→ What you will do
Return each line containing "with".

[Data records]

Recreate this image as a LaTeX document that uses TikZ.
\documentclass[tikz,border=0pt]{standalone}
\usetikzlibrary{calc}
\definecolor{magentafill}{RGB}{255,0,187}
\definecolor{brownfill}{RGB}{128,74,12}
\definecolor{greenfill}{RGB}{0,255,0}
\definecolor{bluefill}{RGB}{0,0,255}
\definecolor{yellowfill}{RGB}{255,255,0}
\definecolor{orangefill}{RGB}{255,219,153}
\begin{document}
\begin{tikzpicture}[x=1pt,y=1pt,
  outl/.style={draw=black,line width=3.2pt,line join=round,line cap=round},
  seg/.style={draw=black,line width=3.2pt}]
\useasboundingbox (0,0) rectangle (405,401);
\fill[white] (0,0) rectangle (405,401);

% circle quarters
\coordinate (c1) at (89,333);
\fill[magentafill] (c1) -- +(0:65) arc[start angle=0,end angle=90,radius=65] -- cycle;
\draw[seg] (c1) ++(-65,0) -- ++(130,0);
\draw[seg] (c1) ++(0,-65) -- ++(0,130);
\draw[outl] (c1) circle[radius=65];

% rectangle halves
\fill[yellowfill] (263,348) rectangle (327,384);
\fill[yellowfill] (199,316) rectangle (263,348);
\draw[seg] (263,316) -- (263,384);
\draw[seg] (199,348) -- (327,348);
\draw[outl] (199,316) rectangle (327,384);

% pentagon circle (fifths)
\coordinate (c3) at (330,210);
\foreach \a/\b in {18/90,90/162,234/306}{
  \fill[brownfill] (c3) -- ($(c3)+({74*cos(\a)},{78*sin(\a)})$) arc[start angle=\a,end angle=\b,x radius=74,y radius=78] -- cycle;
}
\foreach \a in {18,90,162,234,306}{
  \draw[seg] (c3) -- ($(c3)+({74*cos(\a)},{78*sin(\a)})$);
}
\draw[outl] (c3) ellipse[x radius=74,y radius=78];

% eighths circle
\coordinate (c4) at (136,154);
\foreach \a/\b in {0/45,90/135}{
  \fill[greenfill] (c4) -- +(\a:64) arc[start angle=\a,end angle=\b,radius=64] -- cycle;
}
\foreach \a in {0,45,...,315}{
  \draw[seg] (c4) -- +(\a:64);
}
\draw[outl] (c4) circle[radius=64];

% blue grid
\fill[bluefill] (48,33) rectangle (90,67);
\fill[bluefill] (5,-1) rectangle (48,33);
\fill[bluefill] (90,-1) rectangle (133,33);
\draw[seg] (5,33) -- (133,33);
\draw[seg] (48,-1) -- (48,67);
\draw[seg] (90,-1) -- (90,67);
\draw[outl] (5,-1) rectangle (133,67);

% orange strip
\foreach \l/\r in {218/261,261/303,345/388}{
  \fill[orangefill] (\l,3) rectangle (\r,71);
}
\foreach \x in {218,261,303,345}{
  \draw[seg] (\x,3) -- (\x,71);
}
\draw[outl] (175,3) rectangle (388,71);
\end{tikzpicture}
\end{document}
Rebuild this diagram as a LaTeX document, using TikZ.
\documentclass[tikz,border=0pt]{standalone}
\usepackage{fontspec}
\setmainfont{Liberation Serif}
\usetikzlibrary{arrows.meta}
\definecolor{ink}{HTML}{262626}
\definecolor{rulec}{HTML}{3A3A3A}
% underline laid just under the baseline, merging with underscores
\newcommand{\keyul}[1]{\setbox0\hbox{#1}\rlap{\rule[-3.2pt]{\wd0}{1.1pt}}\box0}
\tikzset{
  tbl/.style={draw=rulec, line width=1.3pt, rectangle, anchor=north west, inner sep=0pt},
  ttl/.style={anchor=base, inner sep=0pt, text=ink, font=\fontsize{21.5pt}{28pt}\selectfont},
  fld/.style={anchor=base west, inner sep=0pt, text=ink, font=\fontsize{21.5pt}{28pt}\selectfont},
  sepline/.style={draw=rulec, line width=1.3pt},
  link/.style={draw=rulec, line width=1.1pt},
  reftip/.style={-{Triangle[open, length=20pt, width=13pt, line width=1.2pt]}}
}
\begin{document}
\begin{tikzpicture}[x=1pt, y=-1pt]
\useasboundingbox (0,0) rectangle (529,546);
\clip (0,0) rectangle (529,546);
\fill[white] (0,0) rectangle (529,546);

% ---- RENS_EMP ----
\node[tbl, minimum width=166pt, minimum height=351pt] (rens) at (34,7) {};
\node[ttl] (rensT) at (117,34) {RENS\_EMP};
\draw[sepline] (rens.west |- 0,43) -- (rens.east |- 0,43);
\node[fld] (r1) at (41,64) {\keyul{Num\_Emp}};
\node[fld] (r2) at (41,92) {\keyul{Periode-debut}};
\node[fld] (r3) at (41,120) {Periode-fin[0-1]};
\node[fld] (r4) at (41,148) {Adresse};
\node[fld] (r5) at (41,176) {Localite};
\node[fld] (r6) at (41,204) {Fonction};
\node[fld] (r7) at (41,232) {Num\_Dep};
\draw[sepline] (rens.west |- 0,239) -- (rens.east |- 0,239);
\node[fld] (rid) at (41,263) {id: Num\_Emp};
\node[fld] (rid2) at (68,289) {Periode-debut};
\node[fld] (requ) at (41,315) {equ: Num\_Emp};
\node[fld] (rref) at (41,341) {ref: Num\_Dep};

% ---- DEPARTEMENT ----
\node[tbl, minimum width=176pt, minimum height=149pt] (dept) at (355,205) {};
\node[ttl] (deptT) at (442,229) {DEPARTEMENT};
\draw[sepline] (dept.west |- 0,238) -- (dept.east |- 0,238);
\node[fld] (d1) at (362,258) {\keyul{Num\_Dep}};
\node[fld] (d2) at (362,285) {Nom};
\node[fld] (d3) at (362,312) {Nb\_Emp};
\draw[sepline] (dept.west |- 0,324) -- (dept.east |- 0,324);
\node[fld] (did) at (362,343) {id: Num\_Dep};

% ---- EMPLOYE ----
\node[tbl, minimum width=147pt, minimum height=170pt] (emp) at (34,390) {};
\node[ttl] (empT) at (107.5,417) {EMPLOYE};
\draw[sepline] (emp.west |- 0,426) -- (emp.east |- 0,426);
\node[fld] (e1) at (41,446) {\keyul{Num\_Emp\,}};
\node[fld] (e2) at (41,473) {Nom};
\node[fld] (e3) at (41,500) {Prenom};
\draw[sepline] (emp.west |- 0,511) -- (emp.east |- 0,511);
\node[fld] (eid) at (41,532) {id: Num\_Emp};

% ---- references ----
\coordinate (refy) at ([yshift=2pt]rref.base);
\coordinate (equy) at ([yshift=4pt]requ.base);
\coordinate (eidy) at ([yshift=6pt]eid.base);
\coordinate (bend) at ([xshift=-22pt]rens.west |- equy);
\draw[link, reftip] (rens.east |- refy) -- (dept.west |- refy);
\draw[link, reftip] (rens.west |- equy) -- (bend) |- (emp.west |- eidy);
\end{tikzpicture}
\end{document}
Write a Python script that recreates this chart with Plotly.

→ Result for this task
% underline laid just under the baseline, merging with underscores
Write a Python script that recreates this chart with Plotly.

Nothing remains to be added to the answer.